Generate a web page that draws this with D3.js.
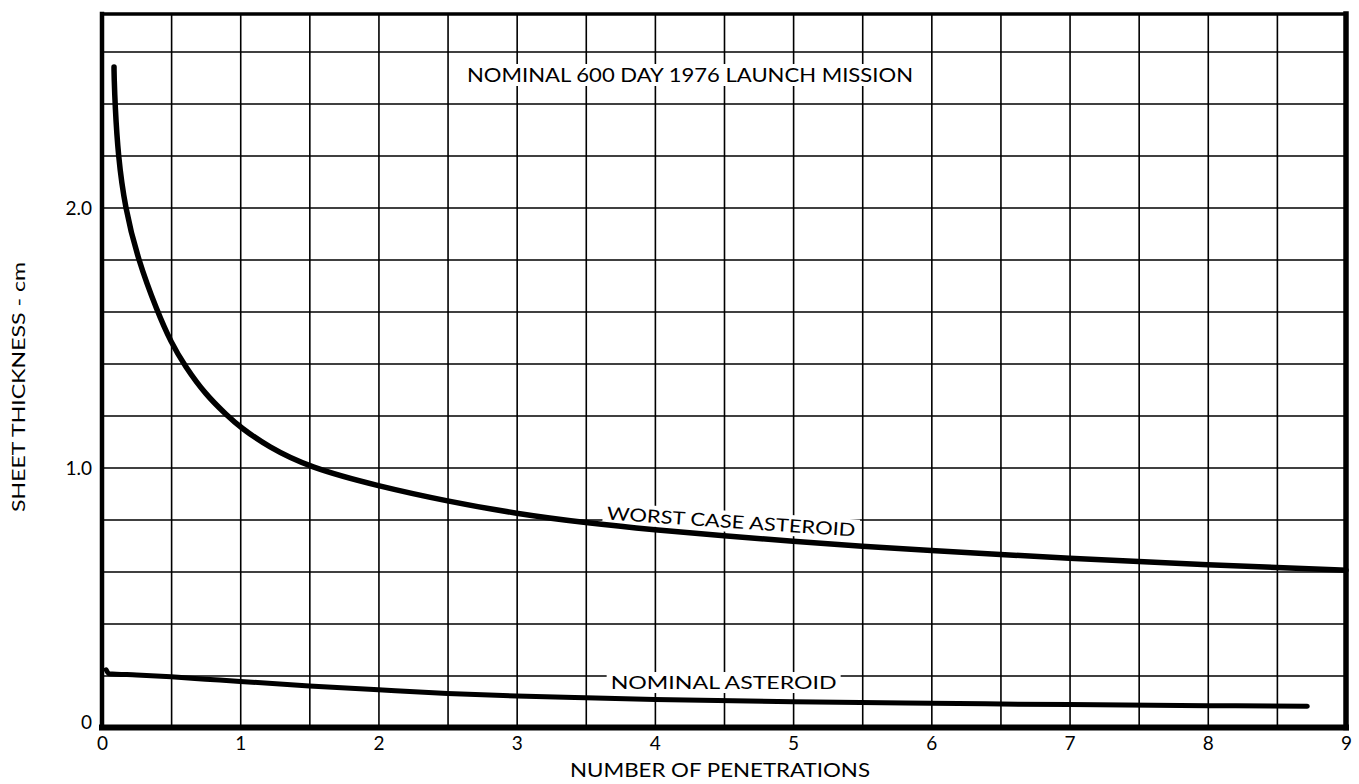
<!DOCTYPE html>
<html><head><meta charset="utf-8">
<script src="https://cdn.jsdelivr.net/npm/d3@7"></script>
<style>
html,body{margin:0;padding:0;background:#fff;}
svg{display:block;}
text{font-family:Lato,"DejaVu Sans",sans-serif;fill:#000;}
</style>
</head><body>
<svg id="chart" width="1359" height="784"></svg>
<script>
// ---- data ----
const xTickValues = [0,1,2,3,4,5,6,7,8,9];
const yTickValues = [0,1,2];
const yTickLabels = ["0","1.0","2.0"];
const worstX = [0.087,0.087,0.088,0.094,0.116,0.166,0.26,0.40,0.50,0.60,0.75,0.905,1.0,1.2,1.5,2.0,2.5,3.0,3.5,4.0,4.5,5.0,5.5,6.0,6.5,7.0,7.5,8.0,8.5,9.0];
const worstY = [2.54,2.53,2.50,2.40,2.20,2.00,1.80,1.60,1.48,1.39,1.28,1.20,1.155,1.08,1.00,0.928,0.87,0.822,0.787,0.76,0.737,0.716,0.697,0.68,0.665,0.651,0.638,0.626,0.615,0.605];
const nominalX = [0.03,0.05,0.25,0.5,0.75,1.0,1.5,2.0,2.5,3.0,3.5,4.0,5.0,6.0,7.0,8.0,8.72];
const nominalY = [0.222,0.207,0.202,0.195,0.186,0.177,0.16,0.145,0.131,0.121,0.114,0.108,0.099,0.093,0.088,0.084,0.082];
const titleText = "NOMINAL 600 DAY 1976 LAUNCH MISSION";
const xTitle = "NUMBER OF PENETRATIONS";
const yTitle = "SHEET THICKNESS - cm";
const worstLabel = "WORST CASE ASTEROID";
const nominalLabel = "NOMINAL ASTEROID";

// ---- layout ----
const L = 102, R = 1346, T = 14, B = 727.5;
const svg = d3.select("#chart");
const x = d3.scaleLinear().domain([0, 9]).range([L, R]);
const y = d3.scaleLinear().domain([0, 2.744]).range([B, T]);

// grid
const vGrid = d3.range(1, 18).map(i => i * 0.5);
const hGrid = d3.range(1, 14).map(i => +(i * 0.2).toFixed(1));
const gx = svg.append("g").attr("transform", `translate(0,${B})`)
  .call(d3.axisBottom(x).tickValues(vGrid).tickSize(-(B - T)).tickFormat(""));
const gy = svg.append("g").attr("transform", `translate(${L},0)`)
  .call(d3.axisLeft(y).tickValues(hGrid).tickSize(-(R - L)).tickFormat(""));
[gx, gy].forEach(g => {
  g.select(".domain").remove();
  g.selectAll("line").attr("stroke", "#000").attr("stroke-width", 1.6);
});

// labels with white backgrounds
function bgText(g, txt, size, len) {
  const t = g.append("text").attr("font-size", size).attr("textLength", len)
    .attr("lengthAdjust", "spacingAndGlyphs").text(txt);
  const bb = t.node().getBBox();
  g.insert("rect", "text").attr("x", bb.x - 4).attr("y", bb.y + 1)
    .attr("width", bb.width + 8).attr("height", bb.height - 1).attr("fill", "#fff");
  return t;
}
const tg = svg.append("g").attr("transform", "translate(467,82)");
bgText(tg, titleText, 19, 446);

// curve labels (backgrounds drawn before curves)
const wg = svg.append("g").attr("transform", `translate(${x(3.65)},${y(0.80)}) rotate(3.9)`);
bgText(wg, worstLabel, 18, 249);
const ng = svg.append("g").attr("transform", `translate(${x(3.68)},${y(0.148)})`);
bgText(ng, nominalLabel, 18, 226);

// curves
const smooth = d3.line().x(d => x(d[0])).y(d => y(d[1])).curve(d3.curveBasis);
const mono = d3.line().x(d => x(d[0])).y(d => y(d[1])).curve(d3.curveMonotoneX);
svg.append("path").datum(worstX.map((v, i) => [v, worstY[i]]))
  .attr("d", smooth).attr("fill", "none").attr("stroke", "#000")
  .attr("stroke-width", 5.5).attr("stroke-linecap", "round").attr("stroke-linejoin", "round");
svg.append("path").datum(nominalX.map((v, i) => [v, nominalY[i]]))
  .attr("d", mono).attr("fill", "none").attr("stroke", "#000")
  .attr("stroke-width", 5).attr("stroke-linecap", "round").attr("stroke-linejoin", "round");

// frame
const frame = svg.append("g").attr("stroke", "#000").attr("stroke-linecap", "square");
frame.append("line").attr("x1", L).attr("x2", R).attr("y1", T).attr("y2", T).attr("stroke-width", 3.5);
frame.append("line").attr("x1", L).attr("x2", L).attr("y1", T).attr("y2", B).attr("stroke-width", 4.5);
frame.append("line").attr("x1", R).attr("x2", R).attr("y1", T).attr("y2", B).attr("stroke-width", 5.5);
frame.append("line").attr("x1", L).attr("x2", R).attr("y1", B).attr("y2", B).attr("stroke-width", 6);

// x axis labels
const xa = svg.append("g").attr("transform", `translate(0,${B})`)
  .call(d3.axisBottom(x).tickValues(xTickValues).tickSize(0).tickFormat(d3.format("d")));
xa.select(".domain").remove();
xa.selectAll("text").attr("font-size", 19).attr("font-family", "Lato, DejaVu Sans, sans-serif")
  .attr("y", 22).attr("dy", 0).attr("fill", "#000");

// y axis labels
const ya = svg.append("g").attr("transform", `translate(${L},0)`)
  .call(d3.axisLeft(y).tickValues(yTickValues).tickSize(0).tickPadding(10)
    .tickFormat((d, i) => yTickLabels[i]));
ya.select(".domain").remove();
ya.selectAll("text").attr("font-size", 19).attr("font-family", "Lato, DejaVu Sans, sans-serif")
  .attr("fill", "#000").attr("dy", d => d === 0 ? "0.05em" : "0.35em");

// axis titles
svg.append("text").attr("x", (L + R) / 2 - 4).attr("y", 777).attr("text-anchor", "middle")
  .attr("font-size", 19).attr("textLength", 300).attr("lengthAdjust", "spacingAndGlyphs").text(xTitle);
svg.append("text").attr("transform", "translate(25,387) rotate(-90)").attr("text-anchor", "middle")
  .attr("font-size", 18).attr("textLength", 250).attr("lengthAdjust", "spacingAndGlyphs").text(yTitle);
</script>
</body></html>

|---|

**Exercise description**.
Give again, word for word, every line from the top of the data through the line with "const y = d3.scaleLinear().domain([0, 2.744]).range([B, T]);", both ends included, and exclude the pictures.

**Solution to the problem**.
Generate a web page that draws this with D3.js.
<!DOCTYPE html>
<html><head><meta charset="utf-8">
<script src="https://cdn.jsdelivr.net/npm/d3@7"></script>
<style>
html,body{margin:0;padding:0;background:#fff;}
svg{display:block;}
text{font-family:Lato,"DejaVu Sans",sans-serif;fill:#000;}
</style>
</head><body>
<svg id="chart" width="1359" height="784"></svg>
<script>
// ---- data ----
const xTickValues = [0,1,2,3,4,5,6,7,8,9];
const yTickValues = [0,1,2];
const yTickLabels = ["0","1.0","2.0"];
const worstX = [0.087,0.087,0.088,0.094,0.116,0.166,0.26,0.40,0.50,0.60,0.75,0.905,1.0,1.2,1.5,2.0,2.5,3.0,3.5,4.0,4.5,5.0,5.5,6.0,6.5,7.0,7.5,8.0,8.5,9.0];
const worstY = [2.54,2.53,2.50,2.40,2.20,2.00,1.80,1.60,1.48,1.39,1.28,1.20,1.155,1.08,1.00,0.928,0.87,0.822,0.787,0.76,0.737,0.716,0.697,0.68,0.665,0.651,0.638,0.626,0.615,0.605];
const nominalX = [0.03,0.05,0.25,0.5,0.75,1.0,1.5,2.0,2.5,3.0,3.5,4.0,5.0,6.0,7.0,8.0,8.72];
const nominalY = [0.222,0.207,0.202,0.195,0.186,0.177,0.16,0.145,0.131,0.121,0.114,0.108,0.099,0.093,0.088,0.084,0.082];
const titleText = "NOMINAL 600 DAY 1976 LAUNCH MISSION";
const xTitle = "NUMBER OF PENETRATIONS";
const yTitle = "SHEET THICKNESS - cm";
const worstLabel = "WORST CASE ASTEROID";
const nominalLabel = "NOMINAL ASTEROID";

// ---- layout ----
const L = 102, R = 1346, T = 14, B = 727.5;
const svg = d3.select("#chart");
const x = d3.scaleLinear().domain([0, 9]).range([L, R]);
const y = d3.scaleLinear().domain([0, 2.744]).range([B, T]);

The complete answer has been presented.